The dangers created by a rising revisionist power are obvious. As a dissatisfied nation accrues greater strength, the state uses that strength to avenge perceived slights and attain greater influence. It enlarges its definition of national interests; and it defends those interests more vigorously. Constraints and threats that seemed tolerable when the state was weaker come to seem intolerable as it gains the power to affect them. And as the rising state behaves more assertively, its ambitions inevitably collide with the interests of established powers and their allies. Progressively sharper moves and counter-moves typically ensue; competition intensifies; the system plunges into military conflict.
This sequence sounds familiar because it has played out many times. World War I was a lot of things, but it was partially a clash between Germany, which was seeking to translate its growing economic and military might into a position of European dominance and global power, and the United Kingdom, which was determined to protect its European interests and global primacy. During the Cold War, too, arguably the most dangerous moments came when the growth of Soviet military capabilities tempted the Kremlin to more boldly assert its interests against the West.
Shortly after Stalin acquired nuclear weapons, he authorized the North Korean invasion of South Korea, causing global tensions to rise. When the Soviets subsequently acquired a ballistic missile capability, Nikita Khrushchev used this power to pursue gambits—trying to foreclose Western access to Berlin, deploying nuclear missiles to Cuba—that brought the world to the brink of war. Fear of being overtaken by the Soviets, in turn, sometimes pushed American leaders to consider risky policies of their own. In the late 1940s and early 1950s, some American strategists—and some wayward philosophers like Bertrand Russell—advocated waging preventive war before the Kremlin acquired usable nuclear weapons, for fear it would be impossible to contain Moscow once that threshold had been crossed.2
Fortunately, the Thucydidean formula never reached its grim conclusion during the Cold War. But the underlying pressures were there, and they have reappeared as great-power competition has surged anew.
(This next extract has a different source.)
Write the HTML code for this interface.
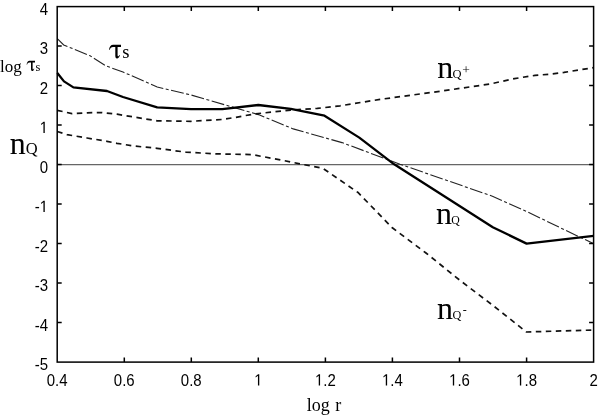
<!DOCTYPE html>
<html><head><meta charset="utf-8">
<style>
html,body{margin:0;padding:0;background:#fff;}
body{width:600px;height:415px;overflow:hidden;}
svg{display:block;will-change:transform;}
.s{font-family:"Liberation Sans",sans-serif;font-size:15px;fill:#000;}
.t{font-family:"Liberation Serif",serif;fill:#000;}
</style></head><body>
<svg width="600" height="415" viewBox="0 0 600 415">

<line x1="57.2" y1="164.6" x2="593.6" y2="164.6" stroke="#666" stroke-width="1.2"/>
<polyline points="57.3,38.7 63.7,45.0 89.7,55.6 106.0,65.9 123.0,72.0 157.2,87.0 191.0,95.0 258.4,114.6 293.2,128.9 342.0,142.6 400.0,164.2 493.0,196.4 526.6,211.5 560.0,227.6 593.3,243.5" fill="none" stroke="#222" stroke-width="1.1" stroke-dasharray="13 2.5 3 2.5"/>
<polyline points="57.2,110.3 72.0,113.7 87.0,112.8 102.0,112.5 117.0,114.2 132.0,116.7 157.0,120.8 191.0,121.3 222.0,119.5 236.0,117.3 254.7,113.9 290.8,110.1 317.3,108.4 340.0,105.8 380.0,99.4 440.0,91.3 490.4,83.9 514.5,78.6 535.0,75.4 552.0,74.0 564.0,72.4 593.6,67.6" fill="none" stroke="#111" stroke-width="1.7" stroke-dasharray="5.5 4.5"/>
<polyline points="57.2,131.5 67.0,134.6 87.0,138.0 107.0,141.3 117.0,143.3 132.0,145.8 157.0,148.3 186.0,152.2 217.5,153.9 252.0,154.6 281.0,160.0 300.0,163.9 322.9,168.3 358.0,192.5 392.0,227.5 426.0,253.0 459.5,280.0 493.0,305.5 526.4,332.0 593.6,330.0" fill="none" stroke="#111" stroke-width="1.7" stroke-dasharray="5.5 4.5"/>
<polyline points="57.3,73.0 64.0,81.4 73.4,87.4 107.0,91.0 123.0,97.0 157.2,107.3 191.0,109.2 222.3,109.2 258.3,105.0 290.8,108.9 324.5,115.7 359.3,137.6 394.2,164.3 440.0,193.5 492.8,227.3 526.6,243.6 593.6,235.9" fill="none" stroke="#000" stroke-width="2.3" stroke-linejoin="round"/>
<path d="M124.3,362.1v-4.5M124.3,6.6v4.5M191.3,362.1v-4.5M191.3,6.6v4.5M258.3,362.1v-4.5M258.3,6.6v4.5M325.4,362.1v-4.5M325.4,6.6v4.5M392.4,362.1v-4.5M392.4,6.6v4.5M459.5,362.1v-4.5M459.5,6.6v4.5M526.6,362.1v-4.5M526.6,6.6v4.5M57.2,322.6h4.5M593.6,322.6h-4.5M57.2,283.1h4.5M593.6,283.1h-4.5M57.2,243.6h4.5M593.6,243.6h-4.5M57.2,204.1h4.5M593.6,204.1h-4.5M57.2,164.6h4.5M593.6,164.6h-4.5M57.2,125.1h4.5M593.6,125.1h-4.5M57.2,85.6h4.5M593.6,85.6h-4.5M57.2,46.1h4.5M593.6,46.1h-4.5" stroke="#000" stroke-width="1.5" fill="none"/>
<rect x="57.2" y="6.6" width="536.4" height="355.5" fill="none" stroke="#000" stroke-width="1.5"/>
<g transform="matrix(1,0,0,1.09,0,-33.309)"><text class="s" x="34.66" y="370.10">-5</text></g>
<g transform="matrix(1,0,0,1.09,0,-29.754)"><text class="s" x="34.66" y="330.60">-4</text></g>
<g transform="matrix(1,0,0,1.09,0,-26.199)"><text class="s" x="34.66" y="291.10">-3</text></g>
<g transform="matrix(1,0,0,1.09,0,-22.644)"><text class="s" x="34.66" y="251.60">-2</text></g>
<g transform="matrix(1,0,0,1.09,0,-19.089)"><text class="s" x="34.66" y="212.10">-</text><path d="M515,0L515,1237L197,1010L197,1180L530,1409L696,1409L696,0Z" transform="translate(39.66,212.10) scale(0.007324,-0.007324)"/></g>
<g transform="matrix(1,0,0,1.09,0,-15.534)"><text class="s" x="39.66" y="172.60">0</text></g>
<g transform="matrix(1,0,0,1.09,0,-11.979)"><path d="M515,0L515,1237L197,1010L197,1180L530,1409L696,1409L696,0Z" transform="translate(39.66,133.10) scale(0.007324,-0.007324)"/></g>
<g transform="matrix(1,0,0,1.09,0,-8.424)"><text class="s" x="39.66" y="93.60">2</text></g>
<g transform="matrix(1,0,0,1.09,0,-4.869)"><text class="s" x="39.66" y="54.10">3</text></g>
<g transform="matrix(1,0,0,1.09,0,-1.314)"><text class="s" x="39.66" y="14.60">4</text></g>
<g transform="matrix(1,0,0,1.09,0,-34.704)"><text class="s" x="46.77" y="385.60">0.4</text></g>
<g transform="matrix(1,0,0,1.09,0,-34.704)"><text class="s" x="113.82" y="385.60">0.6</text></g>
<g transform="matrix(1,0,0,1.09,0,-34.704)"><text class="s" x="180.87" y="385.60">0.8</text></g>
<g transform="matrix(1,0,0,1.09,0,-34.704)"><path d="M515,0L515,1237L197,1010L197,1180L530,1409L696,1409L696,0Z" transform="translate(254.18,385.60) scale(0.007324,-0.007324)"/></g>
<g transform="matrix(1,0,0,1.09,0,-34.704)"><path d="M515,0L515,1237L197,1010L197,1180L530,1409L696,1409L696,0Z" transform="translate(314.97,385.60) scale(0.007324,-0.007324)"/><text class="s" x="323.32" y="385.60">.2</text></g>
<g transform="matrix(1,0,0,1.09,0,-34.704)"><path d="M515,0L515,1237L197,1010L197,1180L530,1409L696,1409L696,0Z" transform="translate(382.02,385.60) scale(0.007324,-0.007324)"/><text class="s" x="390.37" y="385.60">.4</text></g>
<g transform="matrix(1,0,0,1.09,0,-34.704)"><path d="M515,0L515,1237L197,1010L197,1180L530,1409L696,1409L696,0Z" transform="translate(449.07,385.60) scale(0.007324,-0.007324)"/><text class="s" x="457.42" y="385.60">.6</text></g>
<g transform="matrix(1,0,0,1.09,0,-34.704)"><path d="M515,0L515,1237L197,1010L197,1180L530,1409L696,1409L696,0Z" transform="translate(516.12,385.60) scale(0.007324,-0.007324)"/><text class="s" x="524.47" y="385.60">.8</text></g>
<g transform="matrix(1,0,0,1.09,0,-34.704)"><text class="s" x="589.43" y="385.60">2</text></g>
<text class="t" x="306.8" y="411" font-size="18" word-spacing="1">log r</text>
<g fill="#000" transform="translate(109.0,44.8)"><path d="M0,4.8 C0.6,2.0 1.9,0 4.2,0 L12,0 L12,2.2 L8.6,2.2 L8.6,10.2 C8.6,11.6 9.2,11.8 9.8,11.2 L10.4,10.2 L11,10.5 C10.4,12.4 9.3,13.6 8,13.6 C6.8,13.6 6.3,12.6 6.3,11 L6.3,2.2 L4,2.2 C2.4,2.2 1.2,3.2 0.6,5.1 Z"/></g>
<g fill="#000" transform="translate(26.6,60.8) scale(0.7,0.75)"><path d="M0,4.8 C0.6,2.0 1.9,0 4.2,0 L12,0 L12,2.2 L8.6,2.2 L8.6,10.2 C8.6,11.6 9.2,11.8 9.8,11.2 L10.4,10.2 L11,10.5 C10.4,12.4 9.3,13.6 8,13.6 C6.8,13.6 6.3,12.6 6.3,11 L6.3,2.2 L4,2.2 C2.4,2.2 1.2,3.2 0.6,5.1 Z"/></g>
<text class="t" x="0" y="71.5" font-size="17">log</text>
<text class="t" x="35.6" y="71.3" font-size="12.5">s</text>
<text class="t" x="122.3" y="57.8" font-size="18.5">s</text>
<text class="t" x="437.2" y="77.7" font-size="32">n<tspan font-size="12.5" dx="-0.7">Q</tspan><tspan font-size="13.5" dx="0.8" dy="-4">+</tspan></text>
<text class="t" x="436" y="224.2" font-size="32">n<tspan font-size="11.8" dx="-0.7">Q</tspan></text>
<text class="t" x="436.9" y="319.3" font-size="32">n<tspan font-size="12.2" dx="-0.5">Q</tspan><tspan font-size="12" dx="1.5" dy="-5">-</tspan></text>
<text class="t" x="9.8" y="154.2" font-size="32">n<tspan font-size="16.5">Q</tspan></text>
</svg></body></html>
As Russia recovered from its post-Cold War weakness beginning in the early 2000s, it made progressively stronger moves to reclaim lost influence and prestige. By waging wars of conquest against vulnerable, Western-oriented neighbors such as Georgia and Ukraine, by projecting military power and geopolitical influence into the Middle East, by interfering in U.S. elections and using a variety of measures to sap the strength and cohesion of the nations opposing it, Russia has shown that it no longer accepts the unipolar order that prevailed after the Cold War.
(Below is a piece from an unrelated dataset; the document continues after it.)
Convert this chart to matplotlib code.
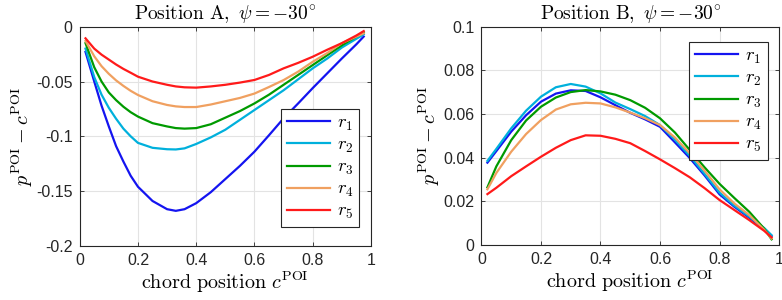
import matplotlib
matplotlib.use("Agg")
import matplotlib.pyplot as plt

plt.rcParams['mathtext.fontset'] = 'cm'
plt.rcParams['font.family'] = ['Liberation Sans', 'DejaVu Sans']

# ---- data ----
xA = [0.02, 0.05, 0.075, 0.10, 0.125, 0.15, 0.175, 0.20, 0.25, 0.30, 0.33, 0.36, 0.40, 0.45,
      0.50, 0.55, 0.60, 0.65, 0.70, 0.75, 0.80, 0.85, 0.90, 0.95, 0.975]
A_r1 = [-0.023, -0.050, -0.072, -0.091, -0.109, -0.123, -0.136, -0.146, -0.159, -0.1665, -0.168,
        -0.1665, -0.161, -0.151, -0.139, -0.127, -0.114, -0.099, -0.0836, -0.070, -0.056, -0.0425,
        -0.029, -0.016, -0.009]
A_r2 = [-0.020, -0.046, -0.062, -0.074, -0.084, -0.093, -0.100, -0.106, -0.1105, -0.1118, -0.112,
        -0.111, -0.107, -0.101, -0.094, -0.085, -0.076, -0.067, -0.058, -0.048, -0.038, -0.029,
        -0.019, -0.011, -0.007]
A_r3 = [-0.015, -0.037, -0.050, -0.060, -0.067, -0.073, -0.078, -0.082, -0.088, -0.091, -0.0925,
        -0.093, -0.0925, -0.089, -0.083, -0.077, -0.070, -0.062, -0.053, -0.044, -0.035, -0.026,
        -0.017, -0.009, -0.005]
A_r4 = [-0.013, -0.027, -0.036, -0.043, -0.049, -0.054, -0.0585, -0.0623, -0.068, -0.0714, -0.0727,
        -0.0733, -0.0733, -0.071, -0.068, -0.065, -0.061, -0.055, -0.0487, -0.041, -0.032, -0.024,
        -0.015, -0.009, -0.006]
A_r5 = [-0.0106, -0.020, -0.0255, -0.030, -0.0345, -0.0385, -0.042, -0.0456, -0.050, -0.053, -0.0545,
        -0.0553, -0.0556, -0.0545, -0.053, -0.051, -0.0486, -0.044, -0.038, -0.033, -0.0274, -0.021,
        -0.015, -0.008, -0.004]

xB = [0.02, 0.05, 0.10, 0.15, 0.20, 0.25, 0.30, 0.35, 0.40, 0.45, 0.50, 0.55, 0.60, 0.65, 0.70,
      0.75, 0.80, 0.85, 0.90, 0.95, 0.975]
B_r1 = [0.0377, 0.0430, 0.0519, 0.0594, 0.0656, 0.0693, 0.0708, 0.0705, 0.0676, 0.0640, 0.0605,
        0.0575, 0.0541, 0.0470, 0.0398, 0.0318, 0.0232, 0.0175, 0.0125, 0.0073, 0.0041]
B_r2 = [0.0385, 0.0440, 0.0534, 0.0615, 0.0679, 0.0722, 0.0737, 0.0725, 0.0694, 0.0652, 0.0622,
        0.0590, 0.0549, 0.0482, 0.0408, 0.0325, 0.0240, 0.0180, 0.0130, 0.0078, 0.0045]
B_r3 = [0.0264, 0.0360, 0.0480, 0.0570, 0.0633, 0.0675, 0.0700, 0.0709, 0.0703, 0.0688, 0.0663,
        0.0628, 0.0580, 0.0515, 0.0435, 0.0355, 0.0280, 0.0215, 0.0152, 0.0075, 0.0026]
B_r4 = [0.0255, 0.0330, 0.0427, 0.0508, 0.0572, 0.0620, 0.0644, 0.0651, 0.0648, 0.0630, 0.0606,
        0.0580, 0.0549, 0.0492, 0.0420, 0.0340, 0.0255, 0.0190, 0.0137, 0.0070, 0.0030]
B_r5 = [0.0233, 0.0262, 0.0315, 0.0360, 0.0404, 0.0445, 0.0480, 0.0502, 0.0500, 0.0486, 0.0466,
        0.0430, 0.0392, 0.0352, 0.0310, 0.0260, 0.0206, 0.0160, 0.0114, 0.0065, 0.0035]

labels = [r'$r_1$', r'$r_2$', r'$r_3$', r'$r_4$', r'$r_5$']
colors = ['#1414F0', '#00B0DC', '#009A00', '#F0A060', '#FF1A1A']

xticks = [0, 0.2, 0.4, 0.6, 0.8, 1]
xticklabels = ['0', '0.2', '0.4', '0.6', '0.8', '1']
yticksA = [-0.2, -0.15, -0.1, -0.05, 0]
yticklabelsA = ['-0.2', '-0.15', '-0.1', '-0.05', '0']
yticksB = [0, 0.02, 0.04, 0.06, 0.08, 0.1]
yticklabelsB = ['0', '0.02', '0.04', '0.06', '0.08', '0.1']

fig = plt.figure(figsize=(7.82, 3.0), dpi=100)
axA = fig.add_axes([0.1019, 0.1803, 0.3725, 0.7307])
axB = fig.add_axes([0.6157, 0.1833, 0.3805, 0.7283])

def style(ax, yt, ytl, ylim, title):
    ax.set_xlim(0, 1)
    ax.set_ylim(*ylim)
    ax.set_xticks(xticks)
    ax.set_xticklabels(xticklabels)
    ax.set_yticks(yt)
    ax.set_yticklabels(ytl)
    ax.grid(True, color='#E3E3E3', linewidth=0.8)
    ax.set_axisbelow(True)
    for s in ax.spines.values():
        s.set_color('#262626')
        s.set_linewidth(0.8)
    ax.tick_params(direction='in', length=3, width=0.6, colors='#262626',
                   labelsize=11.5, top=True, right=True, pad=5)
    ax.set_title(r'$\mathrm{' + title + r',}\ \psi=-30^{\circ}$', fontsize=14, pad=5)
    ax.set_xlabel(r'$\mathrm{chord\ position}\ c^{\mathrm{POI}}$', fontsize=14.5, labelpad=1)
    ax.set_ylabel(r'$p^{\mathrm{POI}}-c^{\mathrm{POI}}$', fontsize=14.5, labelpad=1)

seriesA = [A_r1, A_r2, A_r3, A_r4, A_r5]
seriesB = [B_r1, B_r2, B_r3, B_r4, B_r5]
for ys, c, lab in zip(seriesA, colors, labels):
    axA.plot(xA, ys, color=c, lw=1.6, label=lab)
for ys, c, lab in zip(seriesB, colors, labels):
    axB.plot(xB, ys, color=c, lw=1.6, label=lab)

style(axA, yticksA, yticklabelsA, (-0.2, 0), r'Position\ A')
style(axB, yticksB, yticklabelsB, (0, 0.1), r'Position\ B')

for ax, loc in ((axA, (0.691, 0.086)), (axB, (0.698, 0.389))):
    leg = ax.legend(loc='lower left', bbox_to_anchor=loc, fontsize=13.5, fancybox=False,
                    framealpha=1, edgecolor='#262626', handlelength=2.3,
                    borderpad=0.3, labelspacing=0.2, handletextpad=0.4, borderaxespad=0)
    leg.get_frame().set_linewidth(0.8)

fig.savefig('out.png', dpi=100)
And as Chinese power has grown exponentially over the past quarter-century, Beijing has become steadily more assertive in challenging American influence in the Asia-Pacific and globally. Beijing’s creeping expansionism in the South China Sea and East China Sea, its efforts to draw the countries along its periphery and beyond into its economic and geopolitical orbit, and its development of more advanced military capabilities and projection of both military and economic power ever farther abroad have produced growing fears among Washington and its allies. Observers such as Harvard’s Graham Allison have warned, not implausibly, that Washington and Beijing may be headed for a great hegemonic war like the one between Athens and Sparta.3
There is, then, no disputing that rising powers can have profoundly disruptive effects. Yet such powers might not actually be the most aggressive or risk-prone type of revisionist state. After all, if a country’s position is steadily improving over time, why risk messing it all up through reckless policies that precipitate a premature showdown? Why not lay low until the geopolitical balance has become still more favorable? Why not wait until one has surpassed the reigning hegemon altogether and other countries defer to one’s wishes without a shot being fired? So while a rising revisionist power may be tempted to assert itself, it should also have good reason to avoid going for broke.
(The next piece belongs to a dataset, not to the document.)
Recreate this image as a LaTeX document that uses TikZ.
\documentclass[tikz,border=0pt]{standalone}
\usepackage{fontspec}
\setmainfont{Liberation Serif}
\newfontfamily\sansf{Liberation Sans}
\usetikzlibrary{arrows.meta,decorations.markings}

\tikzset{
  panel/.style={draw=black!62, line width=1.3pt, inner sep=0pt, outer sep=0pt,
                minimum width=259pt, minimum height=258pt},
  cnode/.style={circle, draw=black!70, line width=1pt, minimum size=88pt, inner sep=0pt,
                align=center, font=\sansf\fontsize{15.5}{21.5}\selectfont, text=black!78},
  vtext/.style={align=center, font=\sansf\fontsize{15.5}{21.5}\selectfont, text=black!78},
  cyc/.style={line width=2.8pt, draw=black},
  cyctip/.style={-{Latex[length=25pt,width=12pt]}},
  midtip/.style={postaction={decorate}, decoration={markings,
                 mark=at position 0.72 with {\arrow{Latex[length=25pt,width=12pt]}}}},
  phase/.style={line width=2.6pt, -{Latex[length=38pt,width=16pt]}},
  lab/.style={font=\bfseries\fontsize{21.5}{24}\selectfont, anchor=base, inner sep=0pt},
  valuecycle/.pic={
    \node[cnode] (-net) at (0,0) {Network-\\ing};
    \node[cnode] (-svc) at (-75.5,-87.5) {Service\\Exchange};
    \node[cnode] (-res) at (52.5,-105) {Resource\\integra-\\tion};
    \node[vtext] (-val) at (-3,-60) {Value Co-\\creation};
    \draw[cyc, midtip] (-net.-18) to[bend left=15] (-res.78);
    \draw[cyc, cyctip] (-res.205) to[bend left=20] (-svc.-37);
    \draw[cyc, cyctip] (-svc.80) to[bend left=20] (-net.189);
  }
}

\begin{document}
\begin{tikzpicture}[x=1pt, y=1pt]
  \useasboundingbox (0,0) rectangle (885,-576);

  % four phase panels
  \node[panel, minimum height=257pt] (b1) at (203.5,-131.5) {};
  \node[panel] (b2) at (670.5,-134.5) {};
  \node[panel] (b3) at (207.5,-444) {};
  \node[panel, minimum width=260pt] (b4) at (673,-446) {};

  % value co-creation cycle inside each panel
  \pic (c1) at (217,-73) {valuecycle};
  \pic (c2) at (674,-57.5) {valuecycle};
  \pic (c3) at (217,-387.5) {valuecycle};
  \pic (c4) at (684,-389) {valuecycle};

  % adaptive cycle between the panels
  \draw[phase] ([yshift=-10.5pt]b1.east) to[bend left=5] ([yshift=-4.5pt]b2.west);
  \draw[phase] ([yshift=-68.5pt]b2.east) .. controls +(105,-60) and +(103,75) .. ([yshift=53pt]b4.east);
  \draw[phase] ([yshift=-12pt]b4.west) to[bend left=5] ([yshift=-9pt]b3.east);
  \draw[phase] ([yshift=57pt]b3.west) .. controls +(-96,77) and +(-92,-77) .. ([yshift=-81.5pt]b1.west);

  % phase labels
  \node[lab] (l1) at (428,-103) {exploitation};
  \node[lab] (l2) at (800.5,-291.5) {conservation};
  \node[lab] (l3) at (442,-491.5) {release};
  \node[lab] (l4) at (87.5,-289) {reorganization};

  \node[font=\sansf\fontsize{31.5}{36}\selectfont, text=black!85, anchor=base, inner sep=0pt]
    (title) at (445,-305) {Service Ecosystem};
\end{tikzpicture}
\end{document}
Now imagine an alternative scenario. A revisionist power—perhaps an authoritarian power—has been gaining influence and ratcheting its ambitions upward. Its leaders have cultivated intense nationalism as a pillar of their domestic legitimacy; they have promised the populace that past insults will be avenged and sacrifices will be rewarded with geopolitical greatness and global prestige. Yet then the country’s potential peaks, either because it has reached its natural limit or because of some unforeseen development, and the balance of power starts to shift in unfavorable ways. It becomes clear to the country’s leadership that it may not be able to accomplish the goals it has set and fulfill the promises it has made, and that the situation will only further worsen with time. A roll of the iron dice now seems more attractive: It may be the only chance the nation has to claim geopolitical spoils before it is too late. In this scenario, it is not rising power that makes the revisionist state so dangerous, but the temptation to act before decline sets in. In this sense, the dynamic bears a resemblance to the famous Davies J-Curve theory of revolution, wherein a populace is held to be more inclined to revolt not when it is maximally oppressed but rather when raised expectations are shown to be in vain.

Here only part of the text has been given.